Letters To The Editor


November 18, 2003

City students, staff will pay for poor oversight

The Sun's article "1,000 layoffs at city schools" (Nov. 13) causes one to question the validity of the city-state schools partnership that began in 1997.

The state and the mayor have appointed every member of the Baltimore school system's New Board of School Commissioners. I assumed that state involvement included state oversight. But who has been minding the store?

The school system submits an extensive master plan to the Maryland State Department of Education. Why is the school system facing such a huge deficit?

No one ever seems to point a finger at the decision-makers. And it is easier to lay off 1,000 employees rather than acknowledge that no fiscal controls are in place. But I'd wager that not one employee receiving a layoff notice has anything to do with budgetary decision-making.

Now it's too bad that students and employees will have to suffer. But doing more with less is a mantra all too familiar to city employees and students.

Harvey Klupt


School staff cuts are long overdue

It won't happen, but the decision to reduce the administrative staff in the Baltimore public schools is long overdue ("1,000 layoffs at city schools, Nov. 13). The question is, what took so long? And, more important, when will the geniuses on the school board realize that a common-sense conservative manager is needed to run the school system - not some glamorous "expert" from out of town?

Public school systems are an entity of their own. A significant amount of what they do is totally unrelated to the instruction of children and more the result of the self-indulgence of the individuals in charge.

A lean, mean administration is a first step in reducing the city schools' deficit. More important, it could be a first step in focusing resources and decisions at the local school level.

Dennis Sirman


Use slots revenue to aid horse industry

I dearly hope Maryland will not resort to gambling to solve fiscal problems created by those who run the state.
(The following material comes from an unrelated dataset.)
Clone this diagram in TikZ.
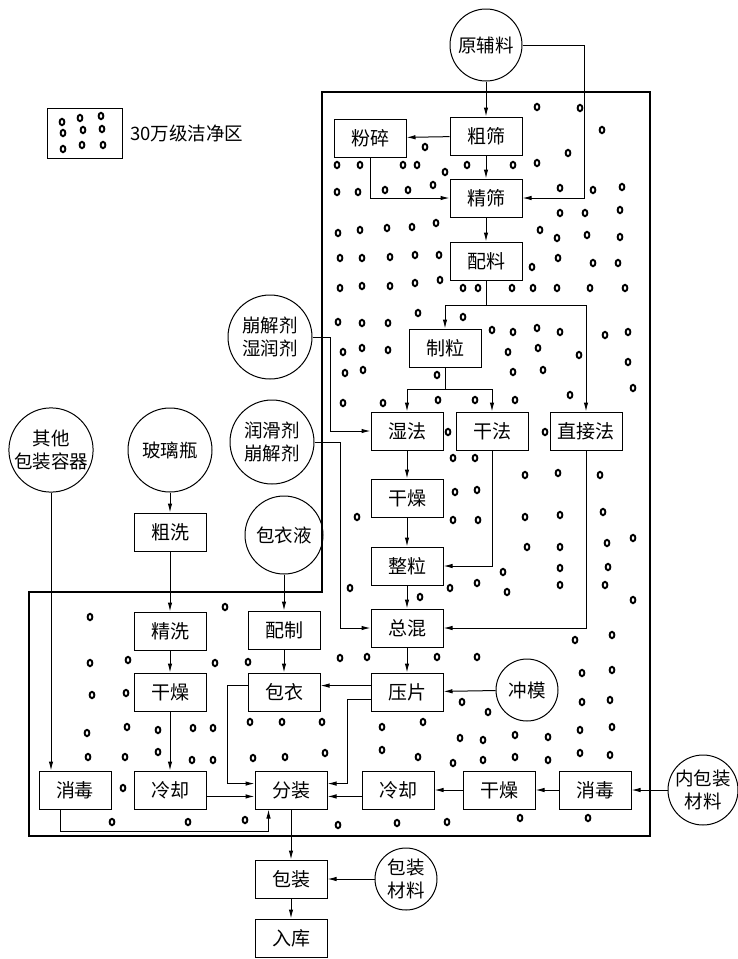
\documentclass[tikz,border=0pt]{standalone}
\usepackage{fontspec}
\setmainfont{Noto Sans CJK SC}
\usetikzlibrary{arrows.meta,calc,positioning}

\begin{document}
\begin{tikzpicture}[x=1pt,y=-1pt,
  box/.style={draw,line width=1pt,minimum width=72pt,minimum height=38pt,inner sep=1pt,font=\fontsize{19}{22}\selectfont},
  src/.style={draw,circle,line width=1pt,inner sep=0pt,align=center,font=\fontsize{18.5}{23}\selectfont},
  flow/.style={line width=1pt,-{Latex[length=9pt,width=4.5pt]}},
  dot/.style={line width=1.9pt}]
  \useasboundingbox (0,0) rectangle (738,959);
  \draw[line width=1.1pt] (322,92) -- (650,92) -- (650,836) -- (29,836) -- (29,592) -- (322,592) -- cycle;
  \foreach \p in {(537,107),(580,108),(602,130),(425,147),(568,153),
    (337,165),(360,165),(403,165),(417,165),(445,172),(467,165),(513,165),(537,163),
    (337,192),(358,192),(385,190),(408,190),(433,185),(560,188),(593,190),(622,187),
    (560,213),(585,213),(620,210),
    (338,233),(360,230),(387,228),(412,227),(436,223),(540,230),(557,238),(587,235),(620,237),
    (340,258),(362,258),(390,257),(415,255),(439,255),(532,267),(558,258),(593,263),(618,263),
    (340,288),(362,286),(390,286),(415,283),(440,280),(463,288),(478,288),(512,288),(533,288),(557,288),(590,288),(625,288),
    (338,322),(362,323),(388,323),(418,313),(463,317),(492,330),(513,332),(537,328),(560,332),(605,335),(628,332),
    (343,352),(362,348),(388,350),(508,352),(538,348),(579,355),(628,362),
    (345,373),(363,370),(437,375),(513,372),(543,370),(633,388),(570,395),
    (343,403),(383,403),(438,400),(475,400),(515,400),
    (448,432),(545,432),(453,458),(475,458),
    (525,475),(558,473),(600,475),(455,492),(477,490),
    (357,517),(453,520),(478,520),(525,517),(560,515),(603,512),
    (527,547),(560,547),(607,543),(633,538),
    (503,572),(560,568),(608,567),
    (350,588),(450,588),(477,583),(560,585),(605,585),(420,597),(507,592),(633,600),
    (575,640),(612,635),(340,658),(367,657),(437,657),(477,657),
    (582,673),(612,670),(462,702),(488,712),(582,702),(610,700),
    (382,727),(423,722),(460,738),(483,740),(515,735),(548,737),(580,730),(612,727),
    (382,750),(418,757),(453,763),(483,760),(515,757),(548,760),(580,753),(610,755),
    (397,823),(447,822),(520,818),(588,818),
    (90,617),(225,607),
    (90,663),(128,660),(215,663),(248,662),
    (92,695),(126,693),
    (87,733),(127,727),(158,730),(193,728),(213,728),(250,722),(282,722),(322,722),
    (88,757),(125,757),(158,752),(192,760),(213,760),(253,758),(285,757),(325,753),
    (123,788),(112,822),(188,822),(245,820),(338,825),
    (62,122),(80,118),(101,116),(63,133),(83,130),(102,129),(63,149),(82,145),(103,145)}
    \draw[dot] \p ellipse [x radius=2.4, y radius=3.2];

  \node[draw,line width=1pt,minimum width=75pt,minimum height=50pt] (legend) at (84.5,133) {};
  \node[right=4pt of legend,font=\fontsize{18.5}{22}\selectfont] (legtext) {30万级洁净区};

  \node[src,minimum size=72pt] (yuan) at (486,45) {原辅料};
  \node[box] (cushai) at (486,136) {粗筛};
  \node[box] (fensui) at (370,138) {粉碎};
  \node[box] (jingshai) at (486,198) {精筛};
  \node[box] (peiliao) at (486,261) {配料};
  \node[box] (zhili) at (445,348) {制粒};
  \node[box] (shifa) at (407,431) {湿法};
  \node[box] (ganfa) at (492,431) {干法};
  \node[box] (zhijie) at (586,431) {直接法};
  \node[box] (ganzao) at (407,498) {干燥};
  \node[box] (zhengli) at (407,566) {整粒};
  \node[box] (zonghun) at (407,628) {总混};
  \node[box] (yapian) at (407,692) {压片};
  \node[src,minimum size=62pt] (chongmo) at (527,690) {冲模};
  \node[src,minimum size=84pt] (bengjie) at (270,337) {崩解剂\\湿润剂};
  \node[src,minimum size=84pt] (runhua) at (272,442) {润滑剂\\崩解剂};
  \node[src,minimum size=78pt] (baoyiye) at (284,535) {包衣液};
  \node[box] (peizhi) at (284,630) {配制};
  \node[box] (baoyi) at (284,692) {包衣};
  \node[src,minimum size=84pt] (qita) at (51,450) {其他\\包装容器};
  \node[src,minimum size=84pt] (boli) at (170,450) {玻璃瓶};
  \node[box] (cuxi) at (170,532) {粗洗};
  \node[box] (jingxi) at (170,631) {精洗};
  \node[box] (ganzaob) at (170,692) {干燥};
  \node[box] (lengque) at (170,790) {冷却};
  \node[box] (xiaodu) at (75,790) {消毒};
  \node[box] (fenzhuang) at (291,790) {分装};
  \node[box] (lengqueb) at (398,790) {冷却};
  \node[box] (ganzaoc) at (499,790) {干燥};
  \node[box] (xiaodub) at (595,790) {消毒};
  \node[src,minimum size=70pt] (neibao) at (703,790) {内包装\\材料};
  \node[box] (baozhuang) at (291,879) {包装};
  \node[src,minimum size=62pt] (baocai) at (406,879) {包装\\材料};
  \node[box] (ruku) at (291,938) {入库};

  \coordinate (fenA) at (486,305);
  \coordinate (fenB) at (445,389);
  \draw[flow] (yuan) -- (cushai);
  \draw[flow] (yuan.east) -- ++(62,0) |- (jingshai.east);
  \draw[flow] (cushai) -- (fensui);
  \draw[flow] (cushai) -- (jingshai);
  \draw[flow] (fensui.south) |- (jingshai.west);
  \draw[flow] (jingshai) -- (peiliao);
  \draw[line width=1pt] (peiliao.south) -- (fenA);
  \draw[flow] (fenA) -| (zhili.north);
  \draw[flow] (fenA) -| (zhijie.north);
  \draw[line width=1pt] (zhili.south) -- (fenB);
  \draw[flow] (fenB) -| (shifa.north);
  \draw[flow] (fenB) -| (ganfa.north);
  \draw[flow] (bengjie.east) -- ++(18,0) |- (shifa.west);
  \draw[flow] (shifa) -- (ganzao);
  \draw[flow] (ganzao) -- (zhengli);
  \draw[flow] (zhengli) -- (zonghun);
  \draw[flow] (zonghun) -- (yapian);
  \draw[flow] (ganfa.south) |- (zhengli.east);
  \draw[flow] (zhijie.south) |- (zonghun.east);
  \draw[flow] (runhua.east) -- ++(26,0) |- (zonghun.west);
  \draw[flow] (chongmo) -- (yapian);
  \draw[flow] (yapian.170) -- (yapian.170 -| baoyi.east);
  \draw[flow] (yapian.192) -- ++(-23,0) |- (fenzhuang.10);
  \draw[flow] (baoyiye) -- (peizhi);
  \draw[flow] (peizhi) -- (baoyi);
  \draw[flow] (baoyi.170) -- ++(-20,0) |- (fenzhuang.170);
  \draw[flow] (boli) -- (cuxi);
  \draw[flow] (cuxi) -- (jingxi);
  \draw[flow] (jingxi) -- (ganzaob);
  \draw[flow] (ganzaob) -- (lengque);
  \draw[flow] (lengque.east |- fenzhuang.190) -- (fenzhuang.190);
  \draw[flow] (qita.south) -- (qita.south |- xiaodu.north);
  \draw[flow] ($(xiaodu.south west)+(22,0)$) -- ++(0,22) -| ($(fenzhuang.south west)+(14,0)$);
  \draw[flow] (neibao) -- (xiaodub);
  \draw[flow] (xiaodub) -- (ganzaoc);
  \draw[flow] (ganzaoc) -- (lengqueb);
  \draw[flow] (lengqueb.west |- fenzhuang.-10) -- (fenzhuang.-10);
  \draw[flow] (fenzhuang) -- (baozhuang);
  \draw[flow] (baocai) -- (baozhuang);
  \draw[flow] (baozhuang) -- (ruku);
\end{tikzpicture}
\end{document}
However, as The Sun points out in the editorial "Bad bet" (Nov. 13), racing has been an integral part of Maryland's history and is one of the top industries in the state if you consider the tracks and also the farms where the horses are bred and raised.

Gambling revenues need to go to the purses and horse breeders and owners who make racing possible. The baseball and football teams got quite a financial boost from the state - one not shared by the horse industry.

So I hope slots are put only at the tracks, that the tracks are open only during regular racing hours, and that the money goes to the horse industry and benefits that industry.

Anne Hackney


GOP right to push for vote on judges

The Sun's editorial "Senate charade" (Nov. 14) missed the mark. What the Republican senators were attempting to do was remind their Democratic counterparts that the minority should not use legislative tactical maneuvering to block judicial nominees from reaching the floor of the Senate for a simple yes or no vote.

The editorial mentions that this 30-hour, all-night protest was a waste of taxpayer's money. That was nothing compared to how much has been wasted by the minority party with its trick of blocking highly qualified candidates from filling longstanding vacancies on the federal bench.

I'm certain the Founding Fathers are turning over in their graves.

Dean Landers

Glen Arm

Abortion procedure doesn't save lives

The chairman of Planned Parenthood of Maryland claims that President Bush has issued a "death warrant" for some women by signing a bill that bans partial-birth abortions ("Abortion ban doesn't protect the mothers," letters, Nov. 12).

But for years, doctors have used emergency C-sections, not abortions, to save the lives of mothers and babies when either was in danger during a pregnancy. Having a partial-birth procedure or any type of abortion in such situations increases, not decreases, the risk to the mother.

The "health of the mother" claim is just the abortion industry's loophole to keep abortion legal from any time after conception for any reason.

Keeping partial-birth abortion legal would only serve two purposes: To kill somewhere between 3,000 and 5,000 viable babies each year and to line the pockets of Planned Parenthood and other abortionists.

Jon Shoemaker


Wind power is just another boondoggle

The article "Farming wind in Western Md." (Nov. 9) was another Sun exercise in Babbittry, promoting an industry long on promises, short on performance and committed to tax-credit schemes worthy of Enron and WorldCom.

Wind power is an intermittent, sideshow technology with a great potential for environmental harm. Nonetheless, like the U.S. synthetic fuels industry, corporate wind power will milk its government tax credit "incentives" so that a few individuals and industries can make enormous profits while delivering very little product.